→ Data provided:

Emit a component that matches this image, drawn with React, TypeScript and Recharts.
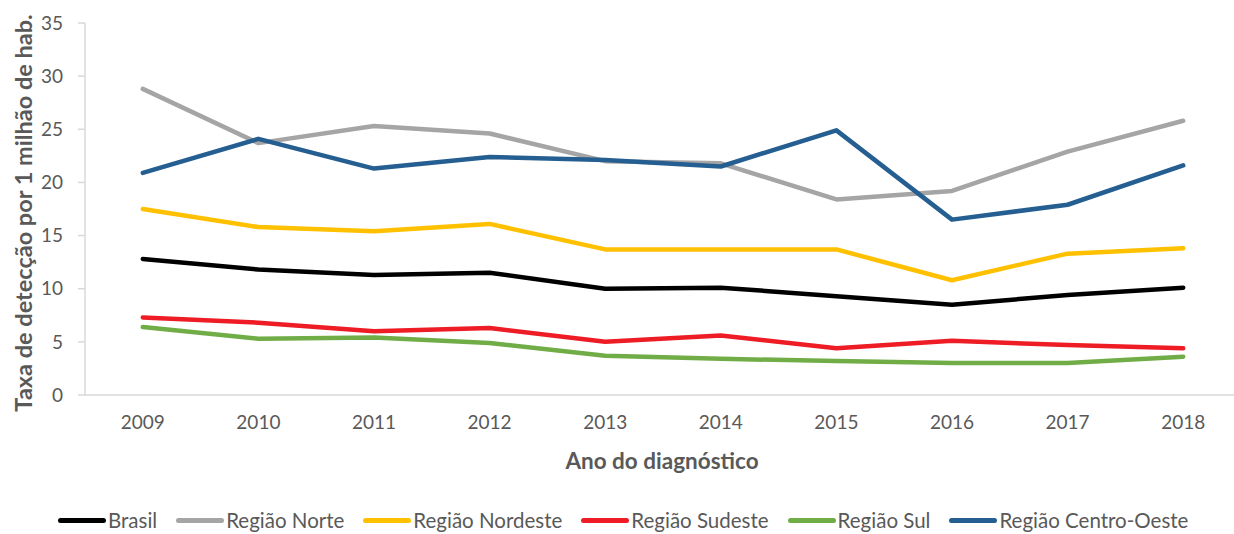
import React from 'react';
import { LineChart, Line, XAxis, YAxis, Legend, Label } from 'recharts';

const years = [2009, 2010, 2011, 2012, 2013, 2014, 2015, 2016, 2017, 2018];
const brasil = [12.8, 11.8, 11.3, 11.5, 10.0, 10.1, 9.3, 8.5, 9.4, 10.1];
const norte = [28.8, 23.7, 25.3, 24.6, 22.0, 21.8, 18.4, 19.2, 22.9, 25.8];
const nordeste = [17.5, 15.8, 15.4, 16.1, 13.7, 13.7, 13.7, 10.8, 13.3, 13.8];
const sudeste = [7.3, 6.8, 6.0, 6.3, 5.0, 5.6, 4.4, 5.1, 4.7, 4.4];
const sul = [6.4, 5.3, 5.4, 4.9, 3.7, 3.4, 3.2, 3.0, 3.0, 3.6];
const centroOeste = [20.9, 24.1, 21.3, 22.4, 22.1, 21.5, 24.9, 16.5, 17.9, 21.6];

const yTicks = [0, 5, 10, 15, 20, 25, 30, 35];
const seriesKeys = ['brasil', 'norte', 'nordeste', 'sudeste', 'sul', 'centroOeste'];
const seriesNames = ['Brasil', 'Região Norte', 'Região Nordeste', 'Região Sudeste', 'Região Sul', 'Região Centro-Oeste'];
const seriesColors = ['#000000', '#a5a5a5', '#ffc000', '#ee1c25', '#70ad47', '#255e91'];
const seriesValues = [brasil, norte, nordeste, sudeste, sul, centroOeste];

const data = years.map((year, i) => {
  const row: Record<string, number> = { year };
  seriesKeys.forEach((k, s) => {
    row[k] = seriesValues[s][i];
  });
  return row;
});

const boundaryTicks = [...years.map((y) => y - 0.5), years[years.length - 1] + 0.5];

const FONT = 'Lato, "Open Sans", sans-serif';
const TEXT = '#595959';
const AXIS = '#d9d9d9';

const renderLegend = () => (
  <div
    style={{
      display: 'flex',
      justifyContent: 'flex-start',
      alignItems: 'center',
      paddingLeft: 58,
      fontFamily: FONT,
      fontSize: 20.5,
      color: TEXT,
      whiteSpace: 'nowrap',
    }}
  >
    {seriesNames.map((name, i) => (
      <div key={name} style={{ display: 'flex', alignItems: 'center', marginRight: i < seriesNames.length - 1 ? 19 : 0 }}>
        <div style={{ width: 48, height: 5, borderRadius: 3, background: seriesColors[i], marginRight: 2 }} />
        <span>{name}</span>
      </div>
    ))}
  </div>
);

const YTitle = (props: any) => {
  const vb = props.viewBox || { x: 0, y: 23, width: 85, height: 372 };
  const cx = vb.x + 23;
  const cy = vb.y + vb.height / 2 + 4;
  return (
    <text
      x={cx}
      y={cy}
      transform={`rotate(-90, ${cx}, ${cy})`}
      textAnchor="middle"
      dominantBaseline="central"
      style={{ fontFamily: FONT, fontSize: 23.5, fontWeight: 700, fill: TEXT }}
    >
      Taxa de detecção por 1 milhão de hab.
    </text>
  );
};

const XTitle = (props: any) => {
  const vb = props.viewBox || { x: 85, y: 395, width: 1156, height: 139 };
  const cx = 662;
  const cy = vb.y + 65;
  return (
    <text
      x={cx}
      y={cy}
      textAnchor="middle"
      dominantBaseline="central"
      style={{ fontFamily: FONT, fontSize: 22.5, fontWeight: 700, fill: TEXT }}
    >
      Ano do diagnóstico
    </text>
  );
};

export default function App() {
  return (
    <div style={{ position: 'absolute', left: 0, top: 0, width: 1234, height: 534, overflow: 'hidden', background: '#fff' }}>
      <LineChart width={1241} height={534} data={data} margin={{ top: 23, right: 0, bottom: 0, left: 0 }}>
        <XAxis
          xAxisId="grid"
          type="number"
          dataKey="year"
          domain={[2008.5, 2018.5]}
          allowDataOverflow
          ticks={boundaryTicks}
          tick={false}
          tickLine={{ stroke: AXIS, strokeWidth: 1.5 }}
          tickSize={7}
          axisLine={false}
          height={0}
        />
        <XAxis
          type="number"
          dataKey="year"
          domain={[2008.5, 2018.5]}
          allowDataOverflow
          ticks={years}
          interval={0}
          tickLine={false}
          tickSize={0}
          tickMargin={21}
          axisLine={{ stroke: AXIS, strokeWidth: 1.5 }}
          tick={{ fill: TEXT, fontSize: 19, fontFamily: FONT }}
          height={139}
        >
          <Label content={<XTitle />} />
        </XAxis>
        <YAxis
          domain={[0, 35]}
          ticks={yTicks}
          interval={0}
          width={85}
          tickSize={7}
          tickMargin={15}
          tickLine={{ stroke: AXIS, strokeWidth: 1.5 }}
          axisLine={{ stroke: AXIS, strokeWidth: 1.5 }}
          tick={{ fill: TEXT, fontSize: 19, fontFamily: FONT }}
        >
          <Label content={<YTitle />} />
        </YAxis>
        <Legend
          layout="horizontal"
          verticalAlign="middle"
          align="center"
          content={renderLegend}
          wrapperStyle={{ left: 0, top: 508, width: 1234 }}
        />
        {seriesKeys.map((k, i) => (
          <Line
            key={k}
            type="linear"
            dataKey={k}
            name={seriesNames[i]}
            stroke={seriesColors[i]}
            strokeWidth={4.5}
            strokeLinecap="round"
            strokeLinejoin="round"
            dot={false}
            activeDot={false}
            isAnimationActive={false}
          />
        ))}
      </LineChart>
    </div>
  );
}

→ What the task asks: Restate each line from the start of the listing through the line bearing "YAxis, Legend, Label" word for word. Drop the pictures.

→ Completed exercise:
Emit a component that matches this image, drawn with React, TypeScript and Recharts.
import React from 'react';
import { LineChart, Line, XAxis, YAxis, Legend, Label } from 'recharts';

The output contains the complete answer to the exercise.